[START Dataset entries]

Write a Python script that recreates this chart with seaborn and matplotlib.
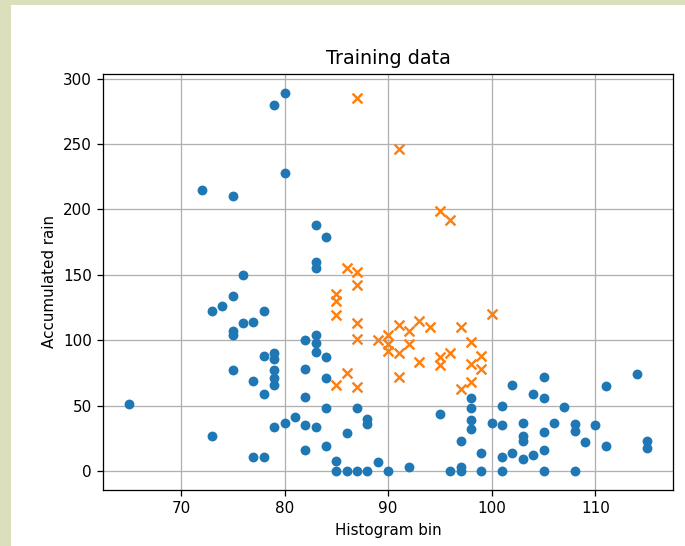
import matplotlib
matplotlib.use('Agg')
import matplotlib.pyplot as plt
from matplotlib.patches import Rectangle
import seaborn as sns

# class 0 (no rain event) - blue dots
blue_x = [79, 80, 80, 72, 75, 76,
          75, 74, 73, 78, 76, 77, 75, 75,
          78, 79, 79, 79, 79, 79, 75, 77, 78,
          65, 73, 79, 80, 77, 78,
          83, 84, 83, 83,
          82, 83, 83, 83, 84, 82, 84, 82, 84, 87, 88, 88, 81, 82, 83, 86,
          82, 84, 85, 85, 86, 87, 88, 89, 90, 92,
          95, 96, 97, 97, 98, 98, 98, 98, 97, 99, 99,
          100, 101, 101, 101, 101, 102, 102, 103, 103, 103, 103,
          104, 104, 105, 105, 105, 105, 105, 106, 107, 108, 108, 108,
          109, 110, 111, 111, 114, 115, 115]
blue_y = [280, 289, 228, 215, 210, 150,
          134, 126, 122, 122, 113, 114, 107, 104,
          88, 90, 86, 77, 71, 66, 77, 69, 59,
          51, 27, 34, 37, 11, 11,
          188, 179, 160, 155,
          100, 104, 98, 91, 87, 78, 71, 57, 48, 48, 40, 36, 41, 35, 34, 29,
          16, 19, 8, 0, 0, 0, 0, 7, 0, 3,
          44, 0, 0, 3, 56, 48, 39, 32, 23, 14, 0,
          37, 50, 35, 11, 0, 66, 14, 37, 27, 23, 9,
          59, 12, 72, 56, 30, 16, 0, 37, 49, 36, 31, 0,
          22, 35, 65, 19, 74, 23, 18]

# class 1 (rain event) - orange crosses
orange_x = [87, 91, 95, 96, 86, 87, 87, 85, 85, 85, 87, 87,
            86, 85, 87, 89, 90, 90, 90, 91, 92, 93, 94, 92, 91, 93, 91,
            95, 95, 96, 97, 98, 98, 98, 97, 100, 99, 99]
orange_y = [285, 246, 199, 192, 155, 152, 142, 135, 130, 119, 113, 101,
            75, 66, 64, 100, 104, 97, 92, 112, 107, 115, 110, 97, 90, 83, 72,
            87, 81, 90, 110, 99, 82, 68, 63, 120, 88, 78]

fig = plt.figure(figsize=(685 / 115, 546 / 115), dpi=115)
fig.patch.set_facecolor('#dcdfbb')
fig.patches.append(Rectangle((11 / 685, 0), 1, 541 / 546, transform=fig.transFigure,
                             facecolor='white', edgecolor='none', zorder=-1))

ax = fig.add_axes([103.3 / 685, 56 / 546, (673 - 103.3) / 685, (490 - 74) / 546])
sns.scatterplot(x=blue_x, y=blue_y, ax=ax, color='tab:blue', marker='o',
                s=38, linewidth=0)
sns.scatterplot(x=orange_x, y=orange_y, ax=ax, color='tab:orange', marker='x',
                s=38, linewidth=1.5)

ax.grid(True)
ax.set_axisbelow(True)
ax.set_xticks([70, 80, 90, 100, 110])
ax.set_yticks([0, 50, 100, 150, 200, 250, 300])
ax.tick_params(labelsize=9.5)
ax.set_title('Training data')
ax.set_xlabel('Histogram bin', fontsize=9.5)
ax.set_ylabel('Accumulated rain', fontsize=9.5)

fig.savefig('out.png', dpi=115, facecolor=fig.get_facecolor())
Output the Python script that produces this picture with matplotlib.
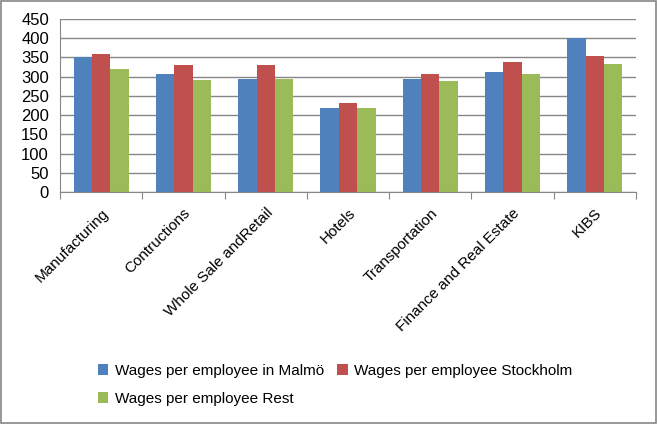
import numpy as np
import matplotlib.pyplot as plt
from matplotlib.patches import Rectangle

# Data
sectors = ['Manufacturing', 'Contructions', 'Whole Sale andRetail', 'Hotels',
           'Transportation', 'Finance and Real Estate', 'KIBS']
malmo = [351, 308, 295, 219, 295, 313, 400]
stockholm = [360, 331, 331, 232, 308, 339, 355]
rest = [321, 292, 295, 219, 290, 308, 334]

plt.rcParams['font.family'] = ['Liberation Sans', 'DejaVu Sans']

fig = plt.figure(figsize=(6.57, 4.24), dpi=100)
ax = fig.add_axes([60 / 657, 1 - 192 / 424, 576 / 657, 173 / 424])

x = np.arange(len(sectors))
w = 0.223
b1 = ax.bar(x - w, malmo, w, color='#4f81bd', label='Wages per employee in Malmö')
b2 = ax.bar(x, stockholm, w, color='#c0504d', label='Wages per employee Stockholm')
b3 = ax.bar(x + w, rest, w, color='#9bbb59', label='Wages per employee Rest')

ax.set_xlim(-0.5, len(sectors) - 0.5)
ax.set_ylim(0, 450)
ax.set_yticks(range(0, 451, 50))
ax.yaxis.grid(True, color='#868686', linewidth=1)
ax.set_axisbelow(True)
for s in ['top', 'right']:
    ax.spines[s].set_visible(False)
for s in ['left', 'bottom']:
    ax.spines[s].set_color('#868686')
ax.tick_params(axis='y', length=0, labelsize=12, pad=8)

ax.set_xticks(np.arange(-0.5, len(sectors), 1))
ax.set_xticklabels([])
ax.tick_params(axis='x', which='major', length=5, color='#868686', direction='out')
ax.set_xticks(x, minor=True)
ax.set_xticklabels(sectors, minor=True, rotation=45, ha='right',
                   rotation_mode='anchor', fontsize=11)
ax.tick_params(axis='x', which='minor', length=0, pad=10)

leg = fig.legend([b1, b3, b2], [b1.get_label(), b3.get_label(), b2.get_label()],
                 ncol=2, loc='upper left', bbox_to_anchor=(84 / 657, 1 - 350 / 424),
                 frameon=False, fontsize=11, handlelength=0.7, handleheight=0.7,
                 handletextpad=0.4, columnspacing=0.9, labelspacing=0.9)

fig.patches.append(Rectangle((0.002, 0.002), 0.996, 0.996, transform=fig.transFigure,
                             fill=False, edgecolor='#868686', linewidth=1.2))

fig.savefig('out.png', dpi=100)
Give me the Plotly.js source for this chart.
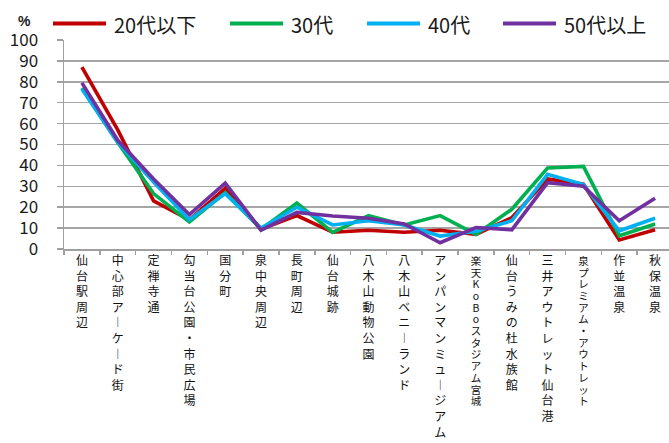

[END Dataset entries]

Reproduce the material above verbatim; omit every picture.

Write a Python script that recreates this chart with seaborn and matplotlib.
import matplotlib
matplotlib.use('Agg')
import matplotlib.pyplot as plt
from matplotlib.patches import Rectangle
import seaborn as sns

# class 0 (no rain event) - blue dots
blue_x = [79, 80, 80, 72, 75, 76,
          75, 74, 73, 78, 76, 77, 75, 75,
          78, 79, 79, 79, 79, 79, 75, 77, 78,
          65, 73, 79, 80, 77, 78,
          83, 84, 83, 83,
          82, 83, 83, 83, 84, 82, 84, 82, 84, 87, 88, 88, 81, 82, 83, 86,
          82, 84, 85, 85, 86, 87, 88, 89, 90, 92,
          95, 96, 97, 97, 98, 98, 98, 98, 97, 99, 99,
          100, 101, 101, 101, 101, 102, 102, 103, 103, 103, 103,
          104, 104, 105, 105, 105, 105, 105, 106, 107, 108, 108, 108,
          109, 110, 111, 111, 114, 115, 115]
blue_y = [280, 289, 228, 215, 210, 150,
          134, 126, 122, 122, 113, 114, 107, 104,
          88, 90, 86, 77, 71, 66, 77, 69, 59,
          51, 27, 34, 37, 11, 11,
          188, 179, 160, 155,
          100, 104, 98, 91, 87, 78, 71, 57, 48, 48, 40, 36, 41, 35, 34, 29,
          16, 19, 8, 0, 0, 0, 0, 7, 0, 3,
          44, 0, 0, 3, 56, 48, 39, 32, 23, 14, 0,
          37, 50, 35, 11, 0, 66, 14, 37, 27, 23, 9,
          59, 12, 72, 56, 30, 16, 0, 37, 49, 36, 31, 0,
          22, 35, 65, 19, 74, 23, 18]

# class 1 (rain event) - orange crosses
orange_x = [87, 91, 95, 96, 86, 87, 87, 85, 85, 85, 87, 87,
            86, 85, 87, 89, 90, 90, 90, 91, 92, 93, 94, 92, 91, 93, 91,
            95, 95, 96, 97, 98, 98, 98, 97, 100, 99, 99]
orange_y = [285, 246, 199, 192, 155, 152, 142, 135, 130, 119, 113, 101,
            75, 66, 64, 100, 104, 97, 92, 112, 107, 115, 110, 97, 90, 83, 72,
            87, 81, 90, 110, 99, 82, 68, 63, 120, 88, 78]

fig = plt.figure(figsize=(685 / 115, 546 / 115), dpi=115)
fig.patch.set_facecolor('#dcdfbb')
fig.patches.append(Rectangle((11 / 685, 0), 1, 541 / 546, transform=fig.transFigure,
                             facecolor='white', edgecolor='none', zorder=-1))

ax = fig.add_axes([103.3 / 685, 56 / 546, (673 - 103.3) / 685, (490 - 74) / 546])
sns.scatterplot(x=blue_x, y=blue_y, ax=ax, color='tab:blue', marker='o',
                s=38, linewidth=0)
sns.scatterplot(x=orange_x, y=orange_y, ax=ax, color='tab:orange', marker='x',
                s=38, linewidth=1.5)

ax.grid(True)
ax.set_axisbelow(True)
ax.set_xticks([70, 80, 90, 100, 110])
ax.set_yticks([0, 50, 100, 150, 200, 250, 300])
ax.tick_params(labelsize=9.5)
ax.set_title('Training data')
ax.set_xlabel('Histogram bin', fontsize=9.5)
ax.set_ylabel('Accumulated rain', fontsize=9.5)

fig.savefig('out.png', dpi=115, facecolor=fig.get_facecolor())
Output the Python script that produces this picture with matplotlib.
import numpy as np
import matplotlib.pyplot as plt
from matplotlib.patches import Rectangle

# Data
sectors = ['Manufacturing', 'Contructions', 'Whole Sale andRetail', 'Hotels',
           'Transportation', 'Finance and Real Estate', 'KIBS']
malmo = [351, 308, 295, 219, 295, 313, 400]
stockholm = [360, 331, 331, 232, 308, 339, 355]
rest = [321, 292, 295, 219, 290, 308, 334]

plt.rcParams['font.family'] = ['Liberation Sans', 'DejaVu Sans']

fig = plt.figure(figsize=(6.57, 4.24), dpi=100)
ax = fig.add_axes([60 / 657, 1 - 192 / 424, 576 / 657, 173 / 424])

x = np.arange(len(sectors))
w = 0.223
b1 = ax.bar(x - w, malmo, w, color='#4f81bd', label='Wages per employee in Malmö')
b2 = ax.bar(x, stockholm, w, color='#c0504d', label='Wages per employee Stockholm')
b3 = ax.bar(x + w, rest, w, color='#9bbb59', label='Wages per employee Rest')

ax.set_xlim(-0.5, len(sectors) - 0.5)
ax.set_ylim(0, 450)
ax.set_yticks(range(0, 451, 50))
ax.yaxis.grid(True, color='#868686', linewidth=1)
ax.set_axisbelow(True)
for s in ['top', 'right']:
    ax.spines[s].set_visible(False)
for s in ['left', 'bottom']:
    ax.spines[s].set_color('#868686')
ax.tick_params(axis='y', length=0, labelsize=12, pad=8)

ax.set_xticks(np.arange(-0.5, len(sectors), 1))
ax.set_xticklabels([])
ax.tick_params(axis='x', which='major', length=5, color='#868686', direction='out')
ax.set_xticks(x, minor=True)
ax.set_xticklabels(sectors, minor=True, rotation=45, ha='right',
                   rotation_mode='anchor', fontsize=11)
ax.tick_params(axis='x', which='minor', length=0, pad=10)

leg = fig.legend([b1, b3, b2], [b1.get_label(), b3.get_label(), b2.get_label()],
                 ncol=2, loc='upper left', bbox_to_anchor=(84 / 657, 1 - 350 / 424),
                 frameon=False, fontsize=11, handlelength=0.7, handleheight=0.7,
                 handletextpad=0.4, columnspacing=0.9, labelspacing=0.9)

fig.patches.append(Rectangle((0.002, 0.002), 0.996, 0.996, transform=fig.transFigure,
                             fill=False, edgecolor='#868686', linewidth=1.2))

fig.savefig('out.png', dpi=100)
Give me the Plotly.js source for this chart.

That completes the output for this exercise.